We live in the McKenzie River watershed. In fact, we are very close to the Trout Creek monitoring station used in the study - it's not one of the snowpack measurement/forcing sites, only ~600 ft. and usually no lasting snow accumulation.
We moved here in 1991 and started a blueberry farm. For a while after the move I was still commuting to my software development job at a Silicon Valley startup. On one flight back to Oregon I was sitting next to an Oregon State University professor. I don't recall her field/department, but as we chatted I described our new 'adventure' and having just completed planting of our first 3 acres of blueberries. Quickly she became quite energized and started talking about her research in climate change and impact on wildlife, plants, and water. At that point global warming and climate change were only of peripheral interest to me and I don't recall much of her discussion. However, one remark she made has stayed with me - it was something like "You may have made a wrong decision in planting blueberries. Given the changes that are coming a better choice might have been pineapples."
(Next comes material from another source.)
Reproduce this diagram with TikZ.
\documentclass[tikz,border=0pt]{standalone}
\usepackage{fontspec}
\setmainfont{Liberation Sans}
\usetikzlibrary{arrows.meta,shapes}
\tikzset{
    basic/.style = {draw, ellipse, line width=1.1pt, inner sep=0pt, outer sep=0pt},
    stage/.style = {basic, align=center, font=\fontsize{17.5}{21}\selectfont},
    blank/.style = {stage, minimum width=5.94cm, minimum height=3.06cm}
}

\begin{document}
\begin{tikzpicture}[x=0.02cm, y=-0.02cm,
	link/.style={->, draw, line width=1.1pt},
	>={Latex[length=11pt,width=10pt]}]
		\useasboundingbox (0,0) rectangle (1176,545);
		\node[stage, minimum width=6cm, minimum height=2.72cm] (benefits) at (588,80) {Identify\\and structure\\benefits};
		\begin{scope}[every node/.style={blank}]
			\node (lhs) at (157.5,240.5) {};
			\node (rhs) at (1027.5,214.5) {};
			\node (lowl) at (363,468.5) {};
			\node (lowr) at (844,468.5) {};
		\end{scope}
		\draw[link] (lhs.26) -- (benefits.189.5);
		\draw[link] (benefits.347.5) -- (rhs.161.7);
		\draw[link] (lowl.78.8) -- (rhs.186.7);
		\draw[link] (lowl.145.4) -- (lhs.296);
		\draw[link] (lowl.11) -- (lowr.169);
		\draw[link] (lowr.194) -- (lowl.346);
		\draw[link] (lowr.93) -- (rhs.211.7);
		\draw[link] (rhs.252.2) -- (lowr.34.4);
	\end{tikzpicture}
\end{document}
Well, it's 22 years later and the 30 acres of blueberry plants are still thriving. No pineapple plantations in the area yet. But it's very clear to me that anthropogenic global warming is a fact and that the world is experiencing the consequences in myriad ways. Studies like this one on the McKenzie watershed are important demonstrations of what we must expect will happen.
I'll be 98 years old in 2050 (mid-century). I can hope, but I don't really expect that I'll be actively engaged in the blueberry farm then. However, that 3.6 degree temperature increase isn't going to happen all at once, so neither is the 56% decrease in water from snowpack. Our current year-to-date precipitation is 9.67 inches, 15.66 inches below normal. Due to global warming? Maybe, we've seen similar deficits in the last 20 years.
Perhaps I better read up on growing pineapples.